## Given request
Starting at the top of the entries below, write out each line up to and including the one containing "import plotly.graph_objects as go". Leave the pictures out.

Source code of charts:
>>>>

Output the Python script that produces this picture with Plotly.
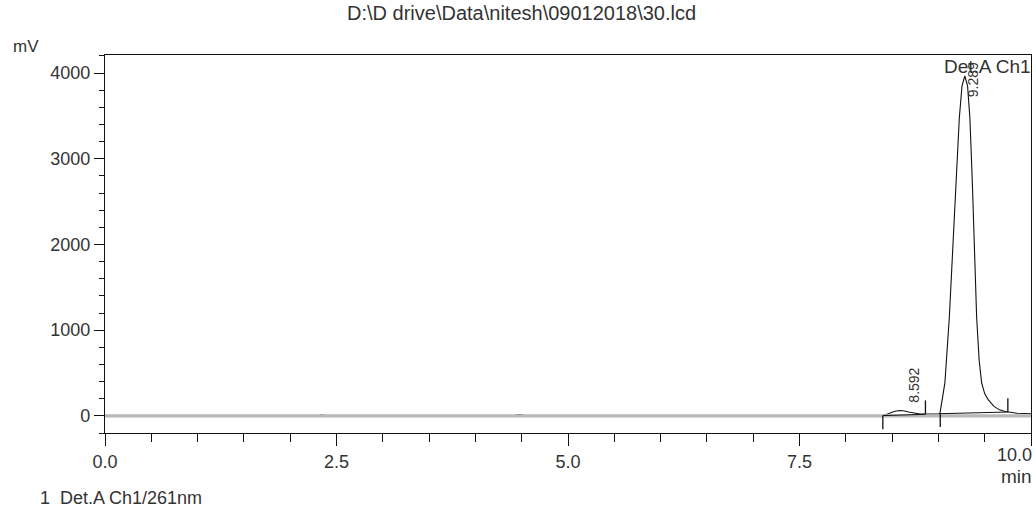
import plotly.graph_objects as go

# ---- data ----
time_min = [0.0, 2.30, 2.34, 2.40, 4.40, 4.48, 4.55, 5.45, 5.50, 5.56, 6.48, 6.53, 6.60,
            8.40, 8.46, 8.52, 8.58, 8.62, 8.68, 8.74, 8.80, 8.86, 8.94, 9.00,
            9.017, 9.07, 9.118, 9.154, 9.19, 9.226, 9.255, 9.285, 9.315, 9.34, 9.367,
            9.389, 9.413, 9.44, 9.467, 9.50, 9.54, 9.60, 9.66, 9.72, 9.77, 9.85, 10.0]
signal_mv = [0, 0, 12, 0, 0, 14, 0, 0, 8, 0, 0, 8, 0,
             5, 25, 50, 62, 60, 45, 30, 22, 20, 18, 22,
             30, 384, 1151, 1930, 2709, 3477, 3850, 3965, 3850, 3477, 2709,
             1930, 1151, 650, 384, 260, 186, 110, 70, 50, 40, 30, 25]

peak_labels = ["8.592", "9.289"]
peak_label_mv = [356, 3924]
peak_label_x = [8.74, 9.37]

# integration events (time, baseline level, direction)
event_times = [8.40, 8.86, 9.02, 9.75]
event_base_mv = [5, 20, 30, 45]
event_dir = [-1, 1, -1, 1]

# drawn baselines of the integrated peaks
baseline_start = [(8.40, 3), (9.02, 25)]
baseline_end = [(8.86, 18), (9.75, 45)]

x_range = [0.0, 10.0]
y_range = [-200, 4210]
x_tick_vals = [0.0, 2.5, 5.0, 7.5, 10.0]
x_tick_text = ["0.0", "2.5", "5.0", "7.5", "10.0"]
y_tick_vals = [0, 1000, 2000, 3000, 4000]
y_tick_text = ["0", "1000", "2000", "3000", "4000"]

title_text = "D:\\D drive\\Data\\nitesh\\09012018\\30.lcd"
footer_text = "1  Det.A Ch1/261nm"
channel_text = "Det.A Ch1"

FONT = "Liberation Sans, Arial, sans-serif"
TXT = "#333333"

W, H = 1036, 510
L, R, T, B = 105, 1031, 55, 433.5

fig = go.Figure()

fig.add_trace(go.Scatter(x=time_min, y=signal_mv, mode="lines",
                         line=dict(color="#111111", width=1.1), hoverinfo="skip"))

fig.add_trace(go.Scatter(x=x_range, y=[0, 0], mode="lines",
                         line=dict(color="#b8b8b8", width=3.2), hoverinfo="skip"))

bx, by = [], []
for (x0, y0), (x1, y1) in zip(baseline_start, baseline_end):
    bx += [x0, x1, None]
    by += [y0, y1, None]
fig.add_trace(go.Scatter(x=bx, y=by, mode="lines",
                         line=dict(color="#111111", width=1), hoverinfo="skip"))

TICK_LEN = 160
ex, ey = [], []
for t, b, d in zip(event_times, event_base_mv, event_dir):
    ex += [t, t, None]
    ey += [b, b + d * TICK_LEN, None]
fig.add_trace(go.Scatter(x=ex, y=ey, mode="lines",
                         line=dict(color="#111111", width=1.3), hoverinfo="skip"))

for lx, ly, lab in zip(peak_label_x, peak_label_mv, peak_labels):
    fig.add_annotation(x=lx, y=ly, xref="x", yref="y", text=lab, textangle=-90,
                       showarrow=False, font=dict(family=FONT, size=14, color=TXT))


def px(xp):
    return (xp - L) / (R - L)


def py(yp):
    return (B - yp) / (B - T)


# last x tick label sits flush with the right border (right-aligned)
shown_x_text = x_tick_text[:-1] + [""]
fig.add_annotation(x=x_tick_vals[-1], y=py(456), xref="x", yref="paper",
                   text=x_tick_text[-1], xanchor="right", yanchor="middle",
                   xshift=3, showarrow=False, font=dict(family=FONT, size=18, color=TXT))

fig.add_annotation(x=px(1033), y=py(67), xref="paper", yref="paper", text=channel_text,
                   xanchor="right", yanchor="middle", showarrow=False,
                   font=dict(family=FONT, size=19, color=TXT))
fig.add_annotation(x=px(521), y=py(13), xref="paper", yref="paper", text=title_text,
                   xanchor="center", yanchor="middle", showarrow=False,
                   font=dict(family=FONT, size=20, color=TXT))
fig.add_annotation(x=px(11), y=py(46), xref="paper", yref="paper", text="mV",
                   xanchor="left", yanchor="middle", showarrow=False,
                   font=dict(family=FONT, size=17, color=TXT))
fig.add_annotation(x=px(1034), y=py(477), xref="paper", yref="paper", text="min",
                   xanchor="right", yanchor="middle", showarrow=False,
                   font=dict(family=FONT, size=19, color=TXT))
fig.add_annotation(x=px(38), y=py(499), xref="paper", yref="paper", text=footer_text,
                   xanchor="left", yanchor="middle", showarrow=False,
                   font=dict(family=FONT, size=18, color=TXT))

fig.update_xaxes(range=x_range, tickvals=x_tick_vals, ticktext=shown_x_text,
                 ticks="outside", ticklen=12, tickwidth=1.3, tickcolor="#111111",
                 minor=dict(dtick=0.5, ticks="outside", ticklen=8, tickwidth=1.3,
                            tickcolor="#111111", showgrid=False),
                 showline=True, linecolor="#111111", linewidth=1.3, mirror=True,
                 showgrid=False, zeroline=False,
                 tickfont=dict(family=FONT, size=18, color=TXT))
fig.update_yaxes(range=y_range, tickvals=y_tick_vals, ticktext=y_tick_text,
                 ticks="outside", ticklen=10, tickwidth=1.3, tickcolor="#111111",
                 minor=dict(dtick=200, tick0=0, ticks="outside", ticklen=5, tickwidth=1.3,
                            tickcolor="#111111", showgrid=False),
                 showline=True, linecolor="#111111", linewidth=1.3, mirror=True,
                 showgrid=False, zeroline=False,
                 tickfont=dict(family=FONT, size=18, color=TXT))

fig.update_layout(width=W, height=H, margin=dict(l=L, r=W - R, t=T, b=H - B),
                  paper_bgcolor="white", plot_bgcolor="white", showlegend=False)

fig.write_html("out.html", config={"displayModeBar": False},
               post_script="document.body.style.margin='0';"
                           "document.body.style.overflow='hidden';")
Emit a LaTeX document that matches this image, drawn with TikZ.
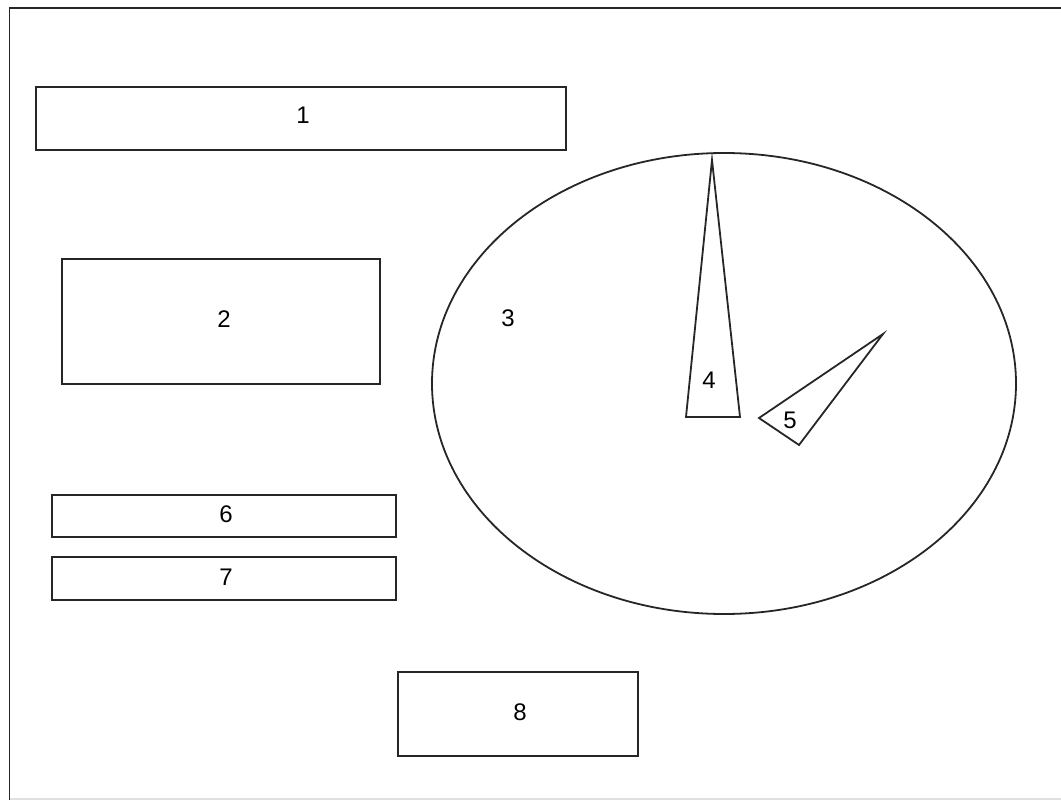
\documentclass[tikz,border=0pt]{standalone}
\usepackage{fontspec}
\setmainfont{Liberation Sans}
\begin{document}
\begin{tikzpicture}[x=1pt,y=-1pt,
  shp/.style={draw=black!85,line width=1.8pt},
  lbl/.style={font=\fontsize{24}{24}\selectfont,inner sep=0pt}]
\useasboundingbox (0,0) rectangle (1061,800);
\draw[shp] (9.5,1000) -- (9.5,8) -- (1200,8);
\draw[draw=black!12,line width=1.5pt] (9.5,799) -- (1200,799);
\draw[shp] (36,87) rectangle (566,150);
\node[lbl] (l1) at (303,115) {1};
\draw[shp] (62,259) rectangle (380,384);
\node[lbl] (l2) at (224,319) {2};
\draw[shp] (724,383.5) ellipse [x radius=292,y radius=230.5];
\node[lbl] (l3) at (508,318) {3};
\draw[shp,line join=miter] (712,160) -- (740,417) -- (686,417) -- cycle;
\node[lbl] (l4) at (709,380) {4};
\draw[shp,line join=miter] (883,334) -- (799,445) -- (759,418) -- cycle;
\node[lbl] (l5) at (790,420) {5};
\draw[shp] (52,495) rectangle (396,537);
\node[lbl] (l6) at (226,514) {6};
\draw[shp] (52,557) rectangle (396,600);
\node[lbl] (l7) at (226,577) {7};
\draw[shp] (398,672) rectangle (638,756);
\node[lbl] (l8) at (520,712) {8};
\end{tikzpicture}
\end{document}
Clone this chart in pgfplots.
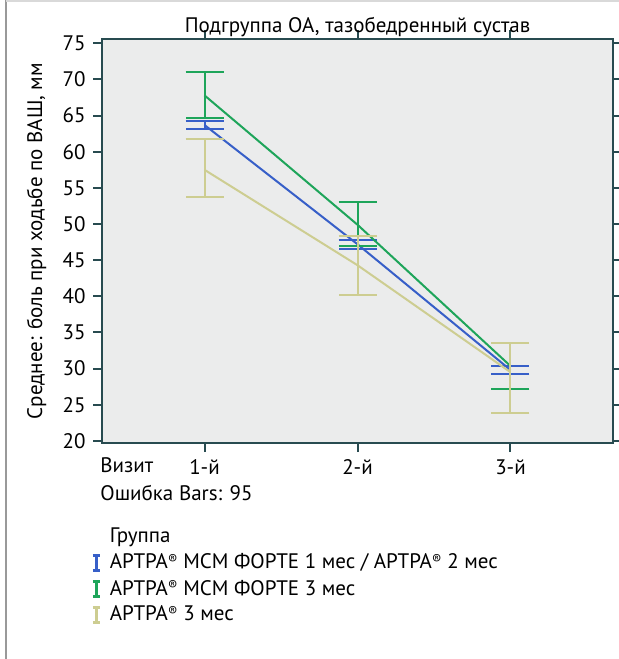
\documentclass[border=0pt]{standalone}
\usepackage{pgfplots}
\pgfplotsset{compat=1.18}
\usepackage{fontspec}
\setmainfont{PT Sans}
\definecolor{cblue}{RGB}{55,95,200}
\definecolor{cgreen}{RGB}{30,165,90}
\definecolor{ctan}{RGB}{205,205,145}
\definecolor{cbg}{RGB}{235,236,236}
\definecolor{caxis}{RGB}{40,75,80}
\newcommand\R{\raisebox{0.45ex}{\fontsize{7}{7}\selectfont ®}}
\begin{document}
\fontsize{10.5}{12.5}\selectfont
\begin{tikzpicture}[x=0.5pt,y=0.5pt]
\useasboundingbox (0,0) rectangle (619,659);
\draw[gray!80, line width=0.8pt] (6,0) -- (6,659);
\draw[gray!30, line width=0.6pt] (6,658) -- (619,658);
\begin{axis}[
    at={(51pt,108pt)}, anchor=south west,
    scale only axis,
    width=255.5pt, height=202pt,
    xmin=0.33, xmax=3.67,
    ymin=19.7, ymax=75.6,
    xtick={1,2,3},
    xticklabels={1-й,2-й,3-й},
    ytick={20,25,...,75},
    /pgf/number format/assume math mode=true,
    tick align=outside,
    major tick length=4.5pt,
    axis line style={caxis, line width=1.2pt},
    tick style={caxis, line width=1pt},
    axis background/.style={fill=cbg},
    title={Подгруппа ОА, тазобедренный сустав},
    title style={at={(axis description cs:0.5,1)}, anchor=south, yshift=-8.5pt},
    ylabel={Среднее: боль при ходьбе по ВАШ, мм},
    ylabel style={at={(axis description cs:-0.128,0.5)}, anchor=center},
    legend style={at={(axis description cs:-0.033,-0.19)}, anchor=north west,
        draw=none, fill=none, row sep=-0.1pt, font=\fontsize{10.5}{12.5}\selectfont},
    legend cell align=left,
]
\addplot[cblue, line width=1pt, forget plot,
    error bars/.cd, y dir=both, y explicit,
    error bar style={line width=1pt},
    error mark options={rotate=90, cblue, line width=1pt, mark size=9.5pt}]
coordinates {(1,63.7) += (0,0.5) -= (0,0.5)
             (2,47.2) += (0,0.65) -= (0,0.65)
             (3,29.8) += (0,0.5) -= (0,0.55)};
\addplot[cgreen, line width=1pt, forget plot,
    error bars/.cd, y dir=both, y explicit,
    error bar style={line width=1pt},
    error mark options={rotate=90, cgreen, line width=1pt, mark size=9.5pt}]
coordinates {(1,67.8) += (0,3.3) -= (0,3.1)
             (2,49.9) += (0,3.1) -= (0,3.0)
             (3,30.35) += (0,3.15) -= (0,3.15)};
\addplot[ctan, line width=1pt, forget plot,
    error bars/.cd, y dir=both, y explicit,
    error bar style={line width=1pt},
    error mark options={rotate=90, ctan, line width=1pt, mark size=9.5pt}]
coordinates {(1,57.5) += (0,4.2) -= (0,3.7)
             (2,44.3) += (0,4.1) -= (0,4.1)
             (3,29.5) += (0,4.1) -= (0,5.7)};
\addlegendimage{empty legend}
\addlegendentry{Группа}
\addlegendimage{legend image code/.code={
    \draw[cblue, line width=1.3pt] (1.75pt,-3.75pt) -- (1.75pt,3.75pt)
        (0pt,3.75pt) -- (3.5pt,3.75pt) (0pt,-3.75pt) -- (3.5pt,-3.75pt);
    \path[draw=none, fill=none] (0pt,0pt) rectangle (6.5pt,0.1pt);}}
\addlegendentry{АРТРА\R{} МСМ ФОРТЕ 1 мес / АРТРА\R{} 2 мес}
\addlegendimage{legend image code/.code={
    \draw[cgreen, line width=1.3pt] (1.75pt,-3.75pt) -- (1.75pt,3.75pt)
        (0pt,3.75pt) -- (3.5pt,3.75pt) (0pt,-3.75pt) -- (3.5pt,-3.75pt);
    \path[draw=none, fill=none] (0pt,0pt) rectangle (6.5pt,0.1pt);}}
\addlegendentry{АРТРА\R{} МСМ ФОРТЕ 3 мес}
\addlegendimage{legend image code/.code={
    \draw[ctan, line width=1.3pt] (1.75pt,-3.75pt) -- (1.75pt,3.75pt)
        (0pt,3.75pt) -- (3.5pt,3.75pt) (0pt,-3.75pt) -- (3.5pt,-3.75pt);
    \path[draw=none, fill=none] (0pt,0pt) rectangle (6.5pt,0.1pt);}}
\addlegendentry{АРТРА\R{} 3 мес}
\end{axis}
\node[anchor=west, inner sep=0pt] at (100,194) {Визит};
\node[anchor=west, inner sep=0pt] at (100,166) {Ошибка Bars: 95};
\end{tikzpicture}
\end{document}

<<<<

## Output for this exercise
Output the Python script that produces this picture with Plotly.
import plotly.graph_objects as go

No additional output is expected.